I have mixed feelings about a lot of things, but one thing is for sure. I'm very much in love. Cheers!

Monday, January 02, 2006

New Years Shtuff

HAPPY NEW YEARS!

Ok, got that out of my system. I look forward to the new years probably as much as I look forward to having my hair cut, it's like a mini-new start every time, we all get a chance to start over.

Well, I want this year to be different. I want to detach myself from everything that has been giving me grief. I want to start living my life as much as possible, without negative things, PEOPLE, and actions. I'm just tired of having this heavy feeling in the pit of my stomach all the time, I'm tired of feeling guilty for things I've tried so hard to correct, in short I've decided to try and apologize to those people I've hurt and let things go. I have no reason to harbor ill feelings against people I no longer talk to and can't. Nor should I feel bad because I can't talk to them (boys included).

Why am I having this revelation? Because I've finally decided that I can't pick and chose who is in my life, and if something wrong happens, then it was for a good reason, and I should salvage what I can, and then let the rest lie on the bottom of that vast ocean of my emotions. What more can I do? *sigh* I'm just tired of all this emotional drama I find myself in with people from my past that aren't worth keeping around in my current life. Oh well, can't keep crap from happening, but I can control how I react (for the most part), and how I deal with it.

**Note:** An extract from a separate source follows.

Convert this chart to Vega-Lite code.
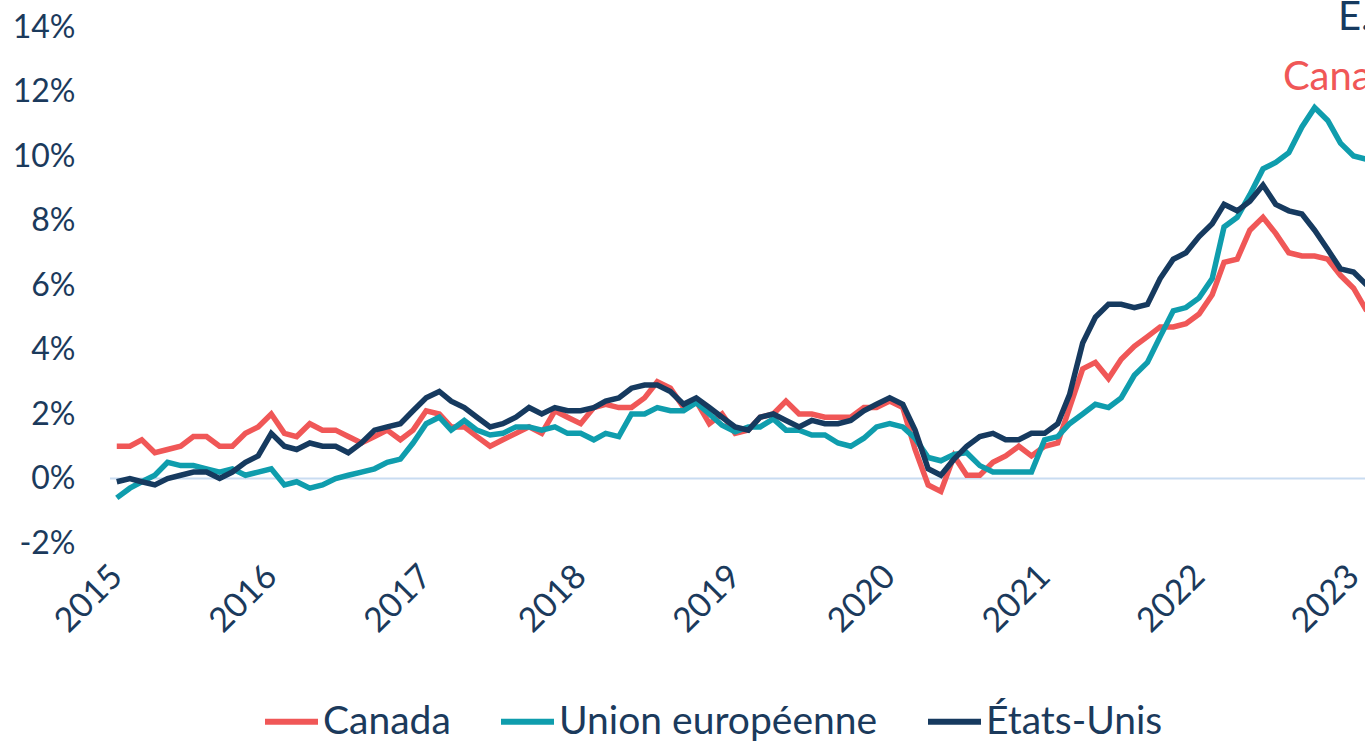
{
  "$schema": "https://vega.github.io/schema/vega-lite/v6.json",
  "autosize": {"type": "none"},
  "width": 1255,
  "height": 516,
  "padding": {"left": 110, "top": 27, "right": 0, "bottom": 201},
  "background": "white",
  "config": {"view": {"stroke": null}, "font": "Lato"},
  "datasets": {
    "cpi": [
      {"date": "2015-01-01", "Canada": 1.0, "Union européenne": -0.6, "États-Unis": -0.1},
      {"date": "2015-02-01", "Canada": 1.0, "Union européenne": -0.3, "États-Unis": 0.0},
      {"date": "2015-03-01", "Canada": 1.2, "Union européenne": -0.1, "États-Unis": -0.1},
      {"date": "2015-04-01", "Canada": 0.8, "Union européenne": 0.1, "États-Unis": -0.2},
      {"date": "2015-05-01", "Canada": 0.9, "Union européenne": 0.5, "États-Unis": 0.0},
      {"date": "2015-06-01", "Canada": 1.0, "Union européenne": 0.4, "États-Unis": 0.1},
      {"date": "2015-07-01", "Canada": 1.3, "Union européenne": 0.4, "États-Unis": 0.2},
      {"date": "2015-08-01", "Canada": 1.3, "Union européenne": 0.3, "États-Unis": 0.2},
      {"date": "2015-09-01", "Canada": 1.0, "Union européenne": 0.2, "États-Unis": 0.0},
      {"date": "2015-10-01", "Canada": 1.0, "Union européenne": 0.3, "États-Unis": 0.2},
      {"date": "2015-11-01", "Canada": 1.4, "Union européenne": 0.1, "États-Unis": 0.5},
      {"date": "2015-12-01", "Canada": 1.6, "Union européenne": 0.2, "États-Unis": 0.7},
      {"date": "2016-01-01", "Canada": 2.0, "Union européenne": 0.3, "États-Unis": 1.4},
      {"date": "2016-02-01", "Canada": 1.4, "Union européenne": -0.2, "États-Unis": 1.0},
      {"date": "2016-03-01", "Canada": 1.3, "Union européenne": -0.1, "États-Unis": 0.9},
      {"date": "2016-04-01", "Canada": 1.7, "Union européenne": -0.3, "États-Unis": 1.1},
      {"date": "2016-05-01", "Canada": 1.5, "Union européenne": -0.2, "États-Unis": 1.0},
      {"date": "2016-06-01", "Canada": 1.5, "Union européenne": 0.0, "États-Unis": 1.0},
      {"date": "2016-07-01", "Canada": 1.3, "Union européenne": 0.1, "États-Unis": 0.8},
      {"date": "2016-08-01", "Canada": 1.1, "Union européenne": 0.2, "États-Unis": 1.1},
      {"date": "2016-09-01", "Canada": 1.3, "Union européenne": 0.3, "États-Unis": 1.5},
      {"date": "2016-10-01", "Canada": 1.5, "Union européenne": 0.5, "États-Unis": 1.6},
      {"date": "2016-11-01", "Canada": 1.2, "Union européenne": 0.6, "États-Unis": 1.7},
      {"date": "2016-12-01", "Canada": 1.5, "Union européenne": 1.1, "États-Unis": 2.1},
      {"date": "2017-01-01", "Canada": 2.1, "Union européenne": 1.7, "États-Unis": 2.5},
      {"date": "2017-02-01", "Canada": 2.0, "Union européenne": 1.9, "États-Unis": 2.7},
      {"date": "2017-03-01", "Canada": 1.6, "Union européenne": 1.5, "États-Unis": 2.4},
      {"date": "2017-04-01", "Canada": 1.6, "Union européenne": 1.8, "États-Unis": 2.2},
      {"date": "2017-05-01", "Canada": 1.3, "Union européenne": 1.5, "États-Unis": 1.9},
      {"date": "2017-06-01", "Canada": 1.0, "Union européenne": 1.35, "États-Unis": 1.6},
      {"date": "2017-07-01", "Canada": 1.2, "Union européenne": 1.4, "États-Unis": 1.7},
      {"date": "2017-08-01", "Canada": 1.4, "Union européenne": 1.6, "États-Unis": 1.9},
      {"date": "2017-09-01", "Canada": 1.6, "Union européenne": 1.6, "États-Unis": 2.2},
      {"date": "2017-10-01", "Canada": 1.4, "Union européenne": 1.5, "États-Unis": 2.0},
      {"date": "2017-11-01", "Canada": 2.1, "Union européenne": 1.6, "États-Unis": 2.2},
      {"date": "2017-12-01", "Canada": 1.9, "Union européenne": 1.4, "États-Unis": 2.1},
      {"date": "2018-01-01", "Canada": 1.7, "Union européenne": 1.4, "États-Unis": 2.1},
      {"date": "2018-02-01", "Canada": 2.2, "Union européenne": 1.2, "États-Unis": 2.2},
      {"date": "2018-03-01", "Canada": 2.3, "Union européenne": 1.4, "États-Unis": 2.4},
      {"date": "2018-04-01", "Canada": 2.2, "Union européenne": 1.3, "États-Unis": 2.5},
      {"date": "2018-05-01", "Canada": 2.2, "Union européenne": 2.0, "États-Unis": 2.8},
      {"date": "2018-06-01", "Canada": 2.5, "Union européenne": 2.0, "États-Unis": 2.9},
      {"date": "2018-07-01", "Canada": 3.0, "Union européenne": 2.2, "États-Unis": 2.9},
      {"date": "2018-08-01", "Canada": 2.8, "Union européenne": 2.1, "États-Unis": 2.7},
      {"date": "2018-09-01", "Canada": 2.2, "Union européenne": 2.1, "États-Unis": 2.3},
      {"date": "2018-10-01", "Canada": 2.4, "Union européenne": 2.35, "États-Unis": 2.5},
      {"date": "2018-11-01", "Canada": 1.7, "Union européenne": 2.0, "États-Unis": 2.2},
      {"date": "2018-12-01", "Canada": 2.0, "Union européenne": 1.65, "États-Unis": 1.9},
      {"date": "2019-01-01", "Canada": 1.4, "Union européenne": 1.45, "États-Unis": 1.6},
      {"date": "2019-02-01", "Canada": 1.5, "Union européenne": 1.6, "États-Unis": 1.5},
      {"date": "2019-03-01", "Canada": 1.9, "Union européenne": 1.6, "États-Unis": 1.9},
      {"date": "2019-04-01", "Canada": 2.0, "Union européenne": 1.85, "États-Unis": 2.0},
      {"date": "2019-05-01", "Canada": 2.4, "Union européenne": 1.5, "États-Unis": 1.8},
      {"date": "2019-06-01", "Canada": 2.0, "Union européenne": 1.5, "États-Unis": 1.6},
      {"date": "2019-07-01", "Canada": 2.0, "Union européenne": 1.35, "États-Unis": 1.8},
      {"date": "2019-08-01", "Canada": 1.9, "Union européenne": 1.35, "États-Unis": 1.7},
      {"date": "2019-09-01", "Canada": 1.9, "Union européenne": 1.1, "États-Unis": 1.7},
      {"date": "2019-10-01", "Canada": 1.9, "Union européenne": 1.0, "États-Unis": 1.8},
      {"date": "2019-11-01", "Canada": 2.2, "Union européenne": 1.25, "États-Unis": 2.1},
      {"date": "2019-12-01", "Canada": 2.2, "Union européenne": 1.6, "États-Unis": 2.3},
      {"date": "2020-01-01", "Canada": 2.4, "Union européenne": 1.7, "États-Unis": 2.5},
      {"date": "2020-02-01", "Canada": 2.2, "Union européenne": 1.6, "États-Unis": 2.3},
      {"date": "2020-03-01", "Canada": 0.9, "Union européenne": 1.25, "États-Unis": 1.5},
      {"date": "2020-04-01", "Canada": -0.2, "Union européenne": 0.65, "États-Unis": 0.3},
      {"date": "2020-05-01", "Canada": -0.4, "Union européenne": 0.55, "États-Unis": 0.1},
      {"date": "2020-06-01", "Canada": 0.7, "Union européenne": 0.75, "États-Unis": 0.6},
      {"date": "2020-07-01", "Canada": 0.1, "Union européenne": 0.8, "États-Unis": 1.0},
      {"date": "2020-08-01", "Canada": 0.1, "Union européenne": 0.4, "États-Unis": 1.3},
      {"date": "2020-09-01", "Canada": 0.5, "Union européenne": 0.2, "États-Unis": 1.4},
      {"date": "2020-10-01", "Canada": 0.7, "Union européenne": 0.2, "États-Unis": 1.2},
      {"date": "2020-11-01", "Canada": 1.0, "Union européenne": 0.2, "États-Unis": 1.2},
      {"date": "2020-12-01", "Canada": 0.7, "Union européenne": 0.2, "États-Unis": 1.4},
      {"date": "2021-01-01", "Canada": 1.0, "Union européenne": 1.2, "États-Unis": 1.4},
      {"date": "2021-02-01", "Canada": 1.1, "Union européenne": 1.3, "États-Unis": 1.7},
      {"date": "2021-03-01", "Canada": 2.2, "Union européenne": 1.7, "États-Unis": 2.6},
      {"date": "2021-04-01", "Canada": 3.4, "Union européenne": 2.0, "États-Unis": 4.2},
      {"date": "2021-05-01", "Canada": 3.6, "Union européenne": 2.3, "États-Unis": 5.0},
      {"date": "2021-06-01", "Canada": 3.1, "Union européenne": 2.2, "États-Unis": 5.4},
      {"date": "2021-07-01", "Canada": 3.7, "Union européenne": 2.5, "États-Unis": 5.4},
      {"date": "2021-08-01", "Canada": 4.1, "Union européenne": 3.2, "États-Unis": 5.3},
      {"date": "2021-09-01", "Canada": 4.4, "Union européenne": 3.6, "États-Unis": 5.4},
      {"date": "2021-10-01", "Canada": 4.7, "Union européenne": 4.4, "États-Unis": 6.2},
      {"date": "2021-11-01", "Canada": 4.7, "Union européenne": 5.2, "États-Unis": 6.8},
      {"date": "2021-12-01", "Canada": 4.8, "Union européenne": 5.3, "États-Unis": 7.0},
      {"date": "2022-01-01", "Canada": 5.1, "Union européenne": 5.6, "États-Unis": 7.5},
      {"date": "2022-02-01", "Canada": 5.7, "Union européenne": 6.2, "États-Unis": 7.9},
      {"date": "2022-03-01", "Canada": 6.7, "Union européenne": 7.8, "États-Unis": 8.5},
      {"date": "2022-04-01", "Canada": 6.8, "Union européenne": 8.1, "États-Unis": 8.3},
      {"date": "2022-05-01", "Canada": 7.7, "Union européenne": 8.8, "États-Unis": 8.6},
      {"date": "2022-06-01", "Canada": 8.1, "Union européenne": 9.6, "États-Unis": 9.1},
      {"date": "2022-07-01", "Canada": 7.6, "Union européenne": 9.8, "États-Unis": 8.5},
      {"date": "2022-08-01", "Canada": 7.0, "Union européenne": 10.1, "États-Unis": 8.3},
      {"date": "2022-09-01", "Canada": 6.9, "Union européenne": 10.9, "États-Unis": 8.2},
      {"date": "2022-10-01", "Canada": 6.9, "Union européenne": 11.5, "États-Unis": 7.7},
      {"date": "2022-11-01", "Canada": 6.8, "Union européenne": 11.1, "États-Unis": 7.1},
      {"date": "2022-12-01", "Canada": 6.3, "Union européenne": 10.4, "États-Unis": 6.5},
      {"date": "2023-01-01", "Canada": 5.9, "Union européenne": 10.0, "États-Unis": 6.4},
      {"date": "2023-02-01", "Canada": 5.2, "Union européenne": 9.9, "États-Unis": 6.0}
    ],
    "notes": [
      {"date": "2022-11-25", "v": 13.9, "label": "É.-U."},
      {"date": "2022-07-18", "v": 12.06, "label": "Canada"}
    ]
  },
  "layer": [
    {
      "data": {"values": [{}]},
      "mark": {"type": "rule", "color": "#C9DCF1", "strokeWidth": 2},
      "encoding": {"y": {"datum": 0, "type": "quantitative"}}
    },
    {
      "data": {"name": "cpi"},
      "transform": [{"fold": ["Canada", "Union européenne", "États-Unis"], "as": ["serie", "valeur"]}],
      "mark": {"type": "line", "strokeWidth": 5.5, "clip": true},
      "encoding": {
        "x": {
          "field": "date", "type": "temporal",
          "scale": {"type": "utc", "nice": false, "domain": [{"year": 2014, "month": 12, "date": 16, "utc": true}, {"year": 2023, "month": 1, "date": 28, "utc": true}]},
          "axis": {"format": "%Y", "tickCount": {"interval": "year", "step": 1}, "labelAngle": -45, "labelAlign": "right", "labelBaseline": "middle", "labelPadding": 28, "labelFontSize": 34, "labelColor": "#1B3A5C", "ticks": false, "domain": false, "grid": false, "title": null, "labelFlush": false, "labelOverlap": false, "labelBound": false}
        },
        "y": {
          "field": "valeur", "type": "quantitative",
          "scale": {"domain": [-2, 14], "nice": false, "zero": false},
          "axis": {"values": [-2, 0, 2, 4, 6, 8, 10, 12, 14], "labelExpr": "datum.value + '%'", "labelPadding": 35, "labelFontSize": 32, "labelColor": "#1B3A5C", "ticks": false, "domain": false, "grid": false, "title": null}
        },
        "color": {
          "field": "serie", "type": "nominal",
          "scale": {"domain": ["Canada", "Union européenne", "États-Unis"], "range": ["#F05757", "#0F9DAD", "#163A5F"]},
          "legend": {"orient": "none", "legendX": 152, "legendY": 665, "direction": "horizontal", "title": null, "symbolType": "stroke", "symbolSize": 2809, "symbolStrokeWidth": 6, "labelFontSize": 39, "labelColor": "#1B3A5C", "labelOffset": 2, "columnPadding": 38, "labelLimit": 1000, "padding": 0}
        }
      }
    },
    {
      "data": {"name": "notes"},
      "transform": [{"filter": "datum.label == 'É.-U.'"}],
      "mark": {"type": "text", "align": "left", "baseline": "alphabetic", "fontSize": 40, "color": "#163A5F"},
      "encoding": {
        "x": {"field": "date", "type": "temporal"},
        "y": {"field": "v", "type": "quantitative"},
        "text": {"field": "label"}
      }
    },
    {
      "data": {"name": "notes"},
      "transform": [{"filter": "datum.label == 'Canada'"}],
      "mark": {"type": "text", "align": "left", "baseline": "alphabetic", "fontSize": 40, "color": "#F05757"},
      "encoding": {
        "x": {"field": "date", "type": "temporal"},
        "y": {"field": "v", "type": "quantitative"},
        "text": {"field": "label"}
      }
    }
  ]
}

I'm not going to turn a blind eye to situations that need work, but if it's past that point, why bother?

Also I have a few relationships to work on, especially my religious one....he knows me, I'm glad I don't have to explain everything to the big guy!

Heath and I are doing fine, we have our bumps, but it wouldn't be a real relationship if we didn't have our sporadic spats, the good thing is that we don't keep things in, if it's bother us, we talk about it right then and there to get it resolved. I look forward to my future with that one, all I ask is for one foot-popping kiss a day, and so far soo good! *grin/sigh* Some people would like to think that I'm unhappy, or am being controlled, but that is not the case, anyone who truly knows me, knows that I don't get pushed around, cuz I push back if it's warranted! *smirk*

This year will rock if I just keep up the positive attitude. I'm looking forward to what life throws at me, and I'll try and take it one day at a time. I'm not sorry for how I feel about some past situations, nor will I ever be. I shouldn't have to justify my feelings, and I'm not going to, I'm just going to let things go, and if that includes forgetting about people, so be it, but it's not on my conscience.